§ **Task description**
Lines containing the word "with" are the ones to copy from the records below.
### Provided information
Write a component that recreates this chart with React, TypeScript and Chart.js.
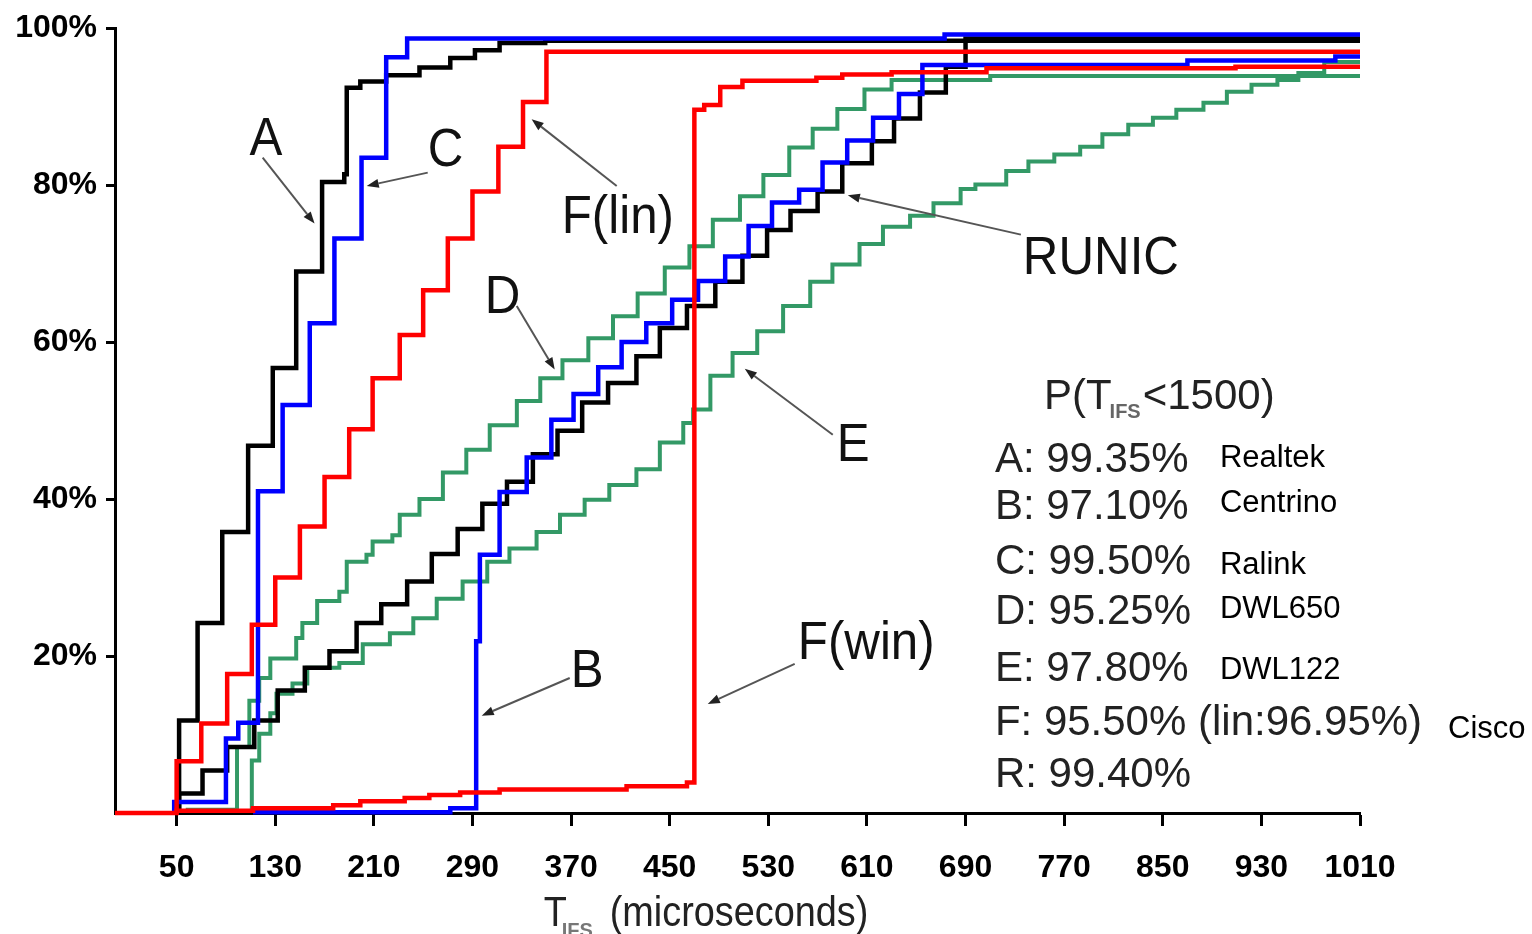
######
### Provided information
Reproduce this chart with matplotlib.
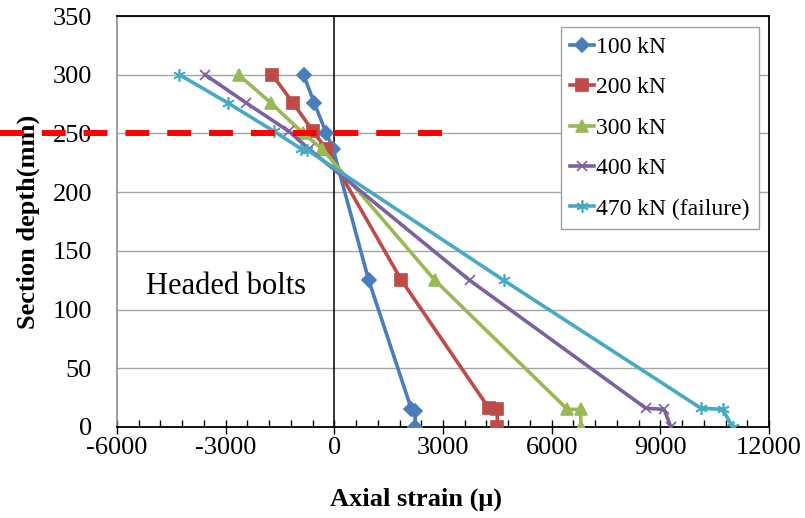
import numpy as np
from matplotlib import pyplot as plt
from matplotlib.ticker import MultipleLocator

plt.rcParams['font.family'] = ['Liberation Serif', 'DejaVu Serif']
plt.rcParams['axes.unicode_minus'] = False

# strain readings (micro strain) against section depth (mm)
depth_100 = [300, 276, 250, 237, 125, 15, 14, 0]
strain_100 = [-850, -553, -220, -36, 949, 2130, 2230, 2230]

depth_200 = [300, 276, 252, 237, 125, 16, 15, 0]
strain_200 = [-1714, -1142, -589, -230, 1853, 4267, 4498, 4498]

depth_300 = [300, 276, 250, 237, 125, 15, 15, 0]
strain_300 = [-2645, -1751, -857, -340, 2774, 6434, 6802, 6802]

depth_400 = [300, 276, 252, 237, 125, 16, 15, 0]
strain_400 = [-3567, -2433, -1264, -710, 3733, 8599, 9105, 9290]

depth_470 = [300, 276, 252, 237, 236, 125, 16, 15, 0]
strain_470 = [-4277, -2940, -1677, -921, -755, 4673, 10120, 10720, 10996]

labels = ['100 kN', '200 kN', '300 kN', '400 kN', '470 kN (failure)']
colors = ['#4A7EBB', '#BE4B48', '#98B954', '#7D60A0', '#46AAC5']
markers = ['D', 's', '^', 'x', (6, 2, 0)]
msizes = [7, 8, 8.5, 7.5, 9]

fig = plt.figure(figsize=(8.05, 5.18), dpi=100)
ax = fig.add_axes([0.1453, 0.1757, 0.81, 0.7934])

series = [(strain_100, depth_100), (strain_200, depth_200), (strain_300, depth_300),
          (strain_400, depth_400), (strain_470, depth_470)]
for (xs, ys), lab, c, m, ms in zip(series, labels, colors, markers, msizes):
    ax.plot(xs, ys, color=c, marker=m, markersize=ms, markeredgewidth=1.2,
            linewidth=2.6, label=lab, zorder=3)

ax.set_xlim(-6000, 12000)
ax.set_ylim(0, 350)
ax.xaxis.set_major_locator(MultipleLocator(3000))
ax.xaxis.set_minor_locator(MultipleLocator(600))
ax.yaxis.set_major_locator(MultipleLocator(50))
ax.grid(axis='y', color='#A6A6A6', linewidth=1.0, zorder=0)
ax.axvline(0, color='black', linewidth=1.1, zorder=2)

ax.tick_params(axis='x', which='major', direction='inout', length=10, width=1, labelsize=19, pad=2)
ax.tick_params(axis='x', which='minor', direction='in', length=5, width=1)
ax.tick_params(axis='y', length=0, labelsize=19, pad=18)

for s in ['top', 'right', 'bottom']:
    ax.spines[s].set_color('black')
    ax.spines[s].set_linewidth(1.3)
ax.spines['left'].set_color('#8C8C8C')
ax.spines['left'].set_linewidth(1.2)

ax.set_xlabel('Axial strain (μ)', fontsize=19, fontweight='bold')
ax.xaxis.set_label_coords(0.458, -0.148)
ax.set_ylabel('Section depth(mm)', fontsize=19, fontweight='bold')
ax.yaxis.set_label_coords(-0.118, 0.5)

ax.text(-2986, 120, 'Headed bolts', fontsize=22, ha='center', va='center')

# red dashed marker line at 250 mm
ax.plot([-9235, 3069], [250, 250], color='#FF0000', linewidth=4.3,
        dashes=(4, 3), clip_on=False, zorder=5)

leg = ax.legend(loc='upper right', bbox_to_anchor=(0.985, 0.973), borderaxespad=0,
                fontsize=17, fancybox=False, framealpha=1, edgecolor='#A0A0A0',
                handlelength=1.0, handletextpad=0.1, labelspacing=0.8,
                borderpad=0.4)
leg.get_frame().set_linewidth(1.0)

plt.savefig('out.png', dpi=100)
######
§ **Result**
Write a component that recreates this chart with React, TypeScript and Chart.js.
Reproduce this chart with matplotlib.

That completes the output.